Discrete Cosine Transform
Take a two dimensional discrete cosine transform of each of the 4 quadrants. Again, this is done in exactly the same way as in the encoding process.
The ONEs and ZEROs
In the encoding process, whole blocks of coefficients were changed to 1 if a 1 bit was encoded. No change was made to coefficients if a 0 bit was encoded. The goal in the decoding process is to find these bits! The above graph shows the value of DCT coefficients along one row. A 1 is encoded in this row. Moreover, it can be seen by looking at the original encoding in the "Pre-printed DCT" that the coefficients values from 50-65 were all changed to 1. When looking at the "Post-printed DCT" values, it is readily seen that the printing and scanning process adds quite a bit of noise to the original encoding. The goal here is to find dip in the values of the coefficients from 50-65. A smoothing filter is applied to the "Post-printed DCT" values, and this "dip" is made readily visible in the "Smoothed DCT" values. The trick now is teaching a computer to decipher a dip that our eyes can see so clearly. To do this, we find three means. The "Middle Mean" is the mean of the middle 8 values of the 16 DCT coefficients in the orignal block. The "Left Mean" and the "Right Mean" are the means of the 24 DCT values preceding and following the 16 coefficient block. The ratio of the Middle Mean and the average of Left and Right Means tells us the value of our bit.
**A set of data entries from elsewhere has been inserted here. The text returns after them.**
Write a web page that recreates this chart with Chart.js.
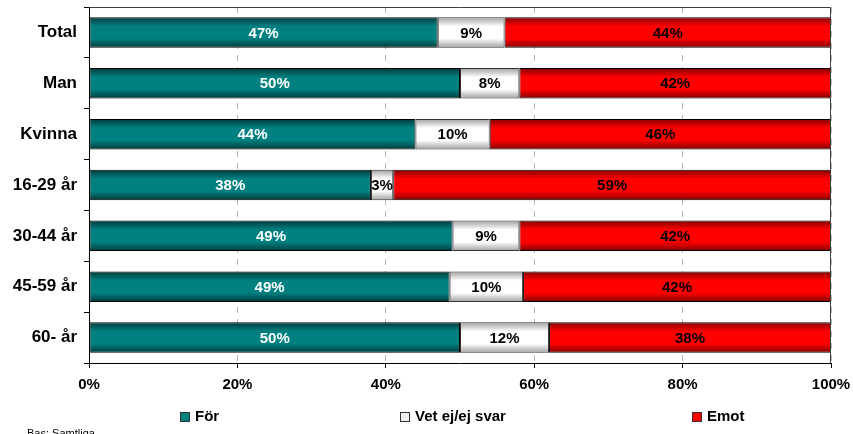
<!DOCTYPE html>
<html>
<head>
<meta charset="utf-8">
<script src="https://cdn.jsdelivr.net/npm/chart.js@4.4.0/dist/chart.umd.min.js"></script>
<style>
  body { margin: 0; background: #fff; }
  #wrap { width: 853px; height: 434px; }
</style>
</head>
<body>
<div id="wrap"><canvas id="surveyChart" width="853" height="434"></canvas></div>
<script>
// Data
var categories = ["Total", "Man", "Kvinna", "16-29 år", "30-44 år", "45-59 år", "60- år"];
var forValues = [47, 50, 44, 38, 49, 48.6, 50];
var vetValues = [9, 8, 10, 3, 9, 9.9, 12];
var emotValues = [44, 42, 46, 59, 42, 41.5, 38];
var seriesNames = ["För", "Vet ej/ej svar", "Emot"];
var xTicks = [0, 20, 40, 60, 80, 100];

Chart.defaults.font.family = '"Liberation Sans", Arial, sans-serif';
Chart.defaults.color = "#000";

// vertical shading for each bar (dark edges, lighter middle)
function shaded(base, edge) {
    return function (c) {
        var ca = c.chart.chartArea;
        if (!ca) return base;
        var g = c.chart.ctx.createLinearGradient(0, ca.top, 0, ca.bottom);
        var n = categories.length;
        for (var i = 0; i < n; i++) {
            var t = (i + 0.2) / n, b = (i + 0.8) / n, h = b - t;
            g.addColorStop(t, edge);
            g.addColorStop(t + h * 0.3, base);
            g.addColorStop(t + h * 0.7, base);
            g.addColorStop(b, edge);
        }
        return g;
    };
}

var labelColors = ["#fff", "#000", "#000"];

var valueLabels = {
    id: "valueLabels",
    afterDatasetsDraw: function (chart) {
        var ctx = chart.ctx;
        ctx.save();
        ctx.font = "bold 15px " + Chart.defaults.font.family;
        ctx.textAlign = "center";
        ctx.textBaseline = "middle";
        chart.data.datasets.forEach(function (ds, di) {
            chart.getDatasetMeta(di).data.forEach(function (bar, i) {
                ctx.fillStyle = labelColors[di];
                ctx.fillText(Math.round(ds.data[i]) + "%", (bar.x + bar.base) / 2, bar.y + 1);
            });
        });
        ctx.restore();
    }
};

var frameAndLegend = {
    id: "frameAndLegend",
    afterDraw: function (chart) {
        var ctx = chart.ctx, ca = chart.chartArea;
        ctx.save();
        // top and right frame of plot area
        ctx.strokeStyle = "#404040";
        ctx.lineWidth = 1;
        ctx.beginPath();
        ctx.moveTo(ca.left, ca.top + 0.5);
        ctx.lineTo(ca.right - 0.5, ca.top + 0.5);
        ctx.lineTo(ca.right - 0.5, ca.bottom);
        ctx.stroke();

        // legend
        var boxX = [180, 400, 692];
        var boxFill = ["#008080", "#f0f0f0", "#ff0000"];
        ctx.font = "bold 15px " + Chart.defaults.font.family;
        ctx.textBaseline = "middle";
        ctx.textAlign = "left";
        for (var i = 0; i < seriesNames.length; i++) {
            ctx.fillStyle = boxFill[i];
            ctx.fillRect(boxX[i] + 0.5, 412.5, 9, 9);
            ctx.strokeStyle = "#333";
            ctx.strokeRect(boxX[i] + 0.5, 412.5, 9, 9);
            ctx.fillStyle = "#000";
            ctx.fillText(seriesNames[i], boxX[i] + 15, 417);
        }

        // footnote (cut by the bottom edge)
        ctx.font = "11px " + Chart.defaults.font.family;
        ctx.textBaseline = "top";
        ctx.fillText("Bas: Samtliga", 27, 428);
        ctx.restore();
    }
};

function noEdgePadding(scale) {
    scale.paddingTop = 0;
    scale.paddingBottom = 0;
    scale.paddingLeft = 0;
    scale.paddingRight = 0;
}

var datasets = [
    { label: seriesNames[0], data: forValues, backgroundColor: shaded("#008080", "#003a3a"), borderColor: "#000" },
    { label: seriesNames[1], data: vetValues, backgroundColor: shaded("#ffffff", "#a0a0a0"), borderColor: "#333" },
    { label: seriesNames[2], data: emotValues, backgroundColor: shaded("#ff0000", "#800000"), borderColor: "#000" }
];
datasets.forEach(function (d) {
    d.borderWidth = 1;
    d.borderSkipped = false;
    d.barPercentage = 0.6;
    d.categoryPercentage = 1;
});

var ctx = document.getElementById("surveyChart").getContext("2d");

var surveyChart = new Chart(ctx, {
    type: "bar",
    data: { labels: categories, datasets: datasets },
    options: {
        indexAxis: "y",
        responsive: false,
        animation: false,
        layout: { padding: { top: 7, right: 22, left: 0, bottom: 0 } },
        plugins: {
            legend: { display: false },
            tooltip: { enabled: false }
        },
        scales: {
            x: {
                stacked: true,
                min: 0,
                max: 100,
                afterBuildTicks: function (scale) {
                    scale.ticks = xTicks.map(function (v) { return { value: v }; });
                },
                afterFit: function (scale) {
                    scale.height = 71;
                    noEdgePadding(scale);
                },
                ticks: {
                    font: { size: 15, weight: "bold" },
                    padding: 8,
                    callback: function (v) { return v + "%"; }
                },
                grid: {
                    color: "#b8b8b8",
                    tickColor: "#000",
                    tickLength: 5,
                    drawOnChartArea: true
                },
                border: { color: "#000", dash: [6, 6] }
            },
            y: {
                stacked: true,
                afterFit: function (scale) {
                    scale.width = 89;
                    noEdgePadding(scale);
                },
                ticks: {
                    font: { size: 17, weight: "bold" },
                    padding: 7
                },
                grid: {
                    offset: true,
                    drawOnChartArea: false,
                    tickColor: "#000",
                    tickLength: 5
                },
                border: { color: "#000" }
            }
        }
    },
    plugins: [valueLabels, frameAndLegend]
});
</script>
</body>
</html>
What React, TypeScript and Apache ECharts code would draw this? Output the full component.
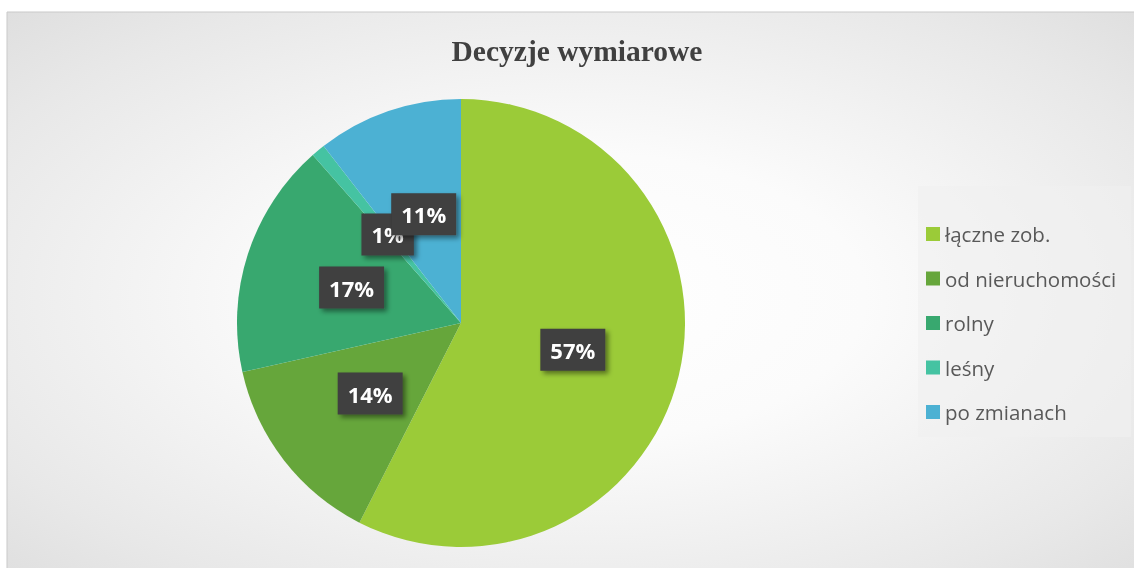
import React, { useEffect, useRef } from "react";
import * as echarts from "echarts";

const categories = ["łączne zob.", "od nieruchomości", "rolny", "leśny", "po zmianach"];
const shares = [57.49, 14.0, 17.0, 1.0, 10.51];
const colors = ["#9bcb38", "#66a63b", "#38a86f", "#45c3a2", "#4cb1d3"];
const titleText = "Decyzje wymiarowe";

export default function App() {
  const ref = useRef<HTMLDivElement>(null);
  useEffect(() => {
    if (!ref.current) return;
    const chart = echarts.init(ref.current, null, { renderer: "svg" });
    chart.setOption({
      animation: false,
      title: {
        text: titleText,
        left: 572,
        textAlign: "center",
        top: 31,
        textStyle: {
          fontFamily: "Liberation Serif",
          fontWeight: "bold",
          fontSize: 29.5,
          color: "#404040",
        },
      },
      graphic: [
        {
          type: "rect",
          z: -10,
          silent: true,
          shape: { x: 7, y: 12, width: 1140, height: 570 },
          style: {
            fill: new echarts.graphic.RadialGradient(0.5, 0.5, 1.15, [
              { offset: 0, color: "#ffffff" },
              { offset: 0.22, color: "#fbfbfb" },
              { offset: 0.5, color: "#e8e8e8" },
              { offset: 0.75, color: "#d4d4d4" },
              { offset: 1, color: "#c2c2c2" },
            ]),
            stroke: "#c9c9c9",
            lineWidth: 1,
          },
        },
        {
          type: "rect",
          z: -5,
          silent: true,
          shape: { x: 918, y: 186, width: 213, height: 251 },
          style: { fill: "rgba(240,240,240,0.6)" },
        },
      ],
      legend: {
        orient: "vertical",
        left: 926,
        top: 223,
        padding: 0,
        itemWidth: 14,
        itemHeight: 14,
        itemGap: 22.5,
        icon: "rect",
        data: categories,
        textStyle: {
          fontFamily: "Open Sans",
          fontSize: 20.5,
          lineHeight: 22,
          color: "#595959",
        },
      },
      series: [
        {
          type: "pie",
          center: [461, 323],
          radius: 224,
          startAngle: 90,
          clockwise: true,
          percentPrecision: 0,
          avoidLabelOverlap: false,
          labelLayout: { hideOverlap: false },
          data: categories.map((name, i) => ({
            name,
            value: shares[i],
            itemStyle: { color: colors[i] },
          })),
          itemStyle: { borderWidth: 0 },
          label: {
            show: true,
            position: "inside",
            formatter: "{d}%",
            fontFamily: "Open Sans",
            fontWeight: "bold",
            fontSize: 22,
            lineHeight: 22,
            color: "#ffffff",
            backgroundColor: "#3f3f3f",
            padding: [11, 10, 9, 10],
            shadowColor: "rgba(0,0,0,0.45)",
            shadowBlur: 5,
            shadowOffsetX: 3,
            shadowOffsetY: 3,
          },
          labelLine: { show: false },
          emphasis: { disabled: true },
        },
      ],
    });
    return () => chart.dispose();
  }, []);
  return (
    <div
      ref={ref}
      style={{ position: "fixed", left: 0, top: 0, width: 1134, height: 568 }}
    />
  );
}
If the ratio is small enough, we have 1, otherwise, we have a zero. This process is repeated for all the rows and columns in all the quadrants where data was originall encoded.
Convert Binary to String
So now we have a long vector of ONEs and ZEROs. All we have to do is convert them to characters to get our original message back. Remember that every 6 binary bits decodes 1 character.
Rejoice
Hopefully, if the process was done right, you should have get back the original message that was encoded in the picture. Unfortunately, if only for every bit error, you are likely to get a whole character wrong. Just cross your fingers and hope for the best!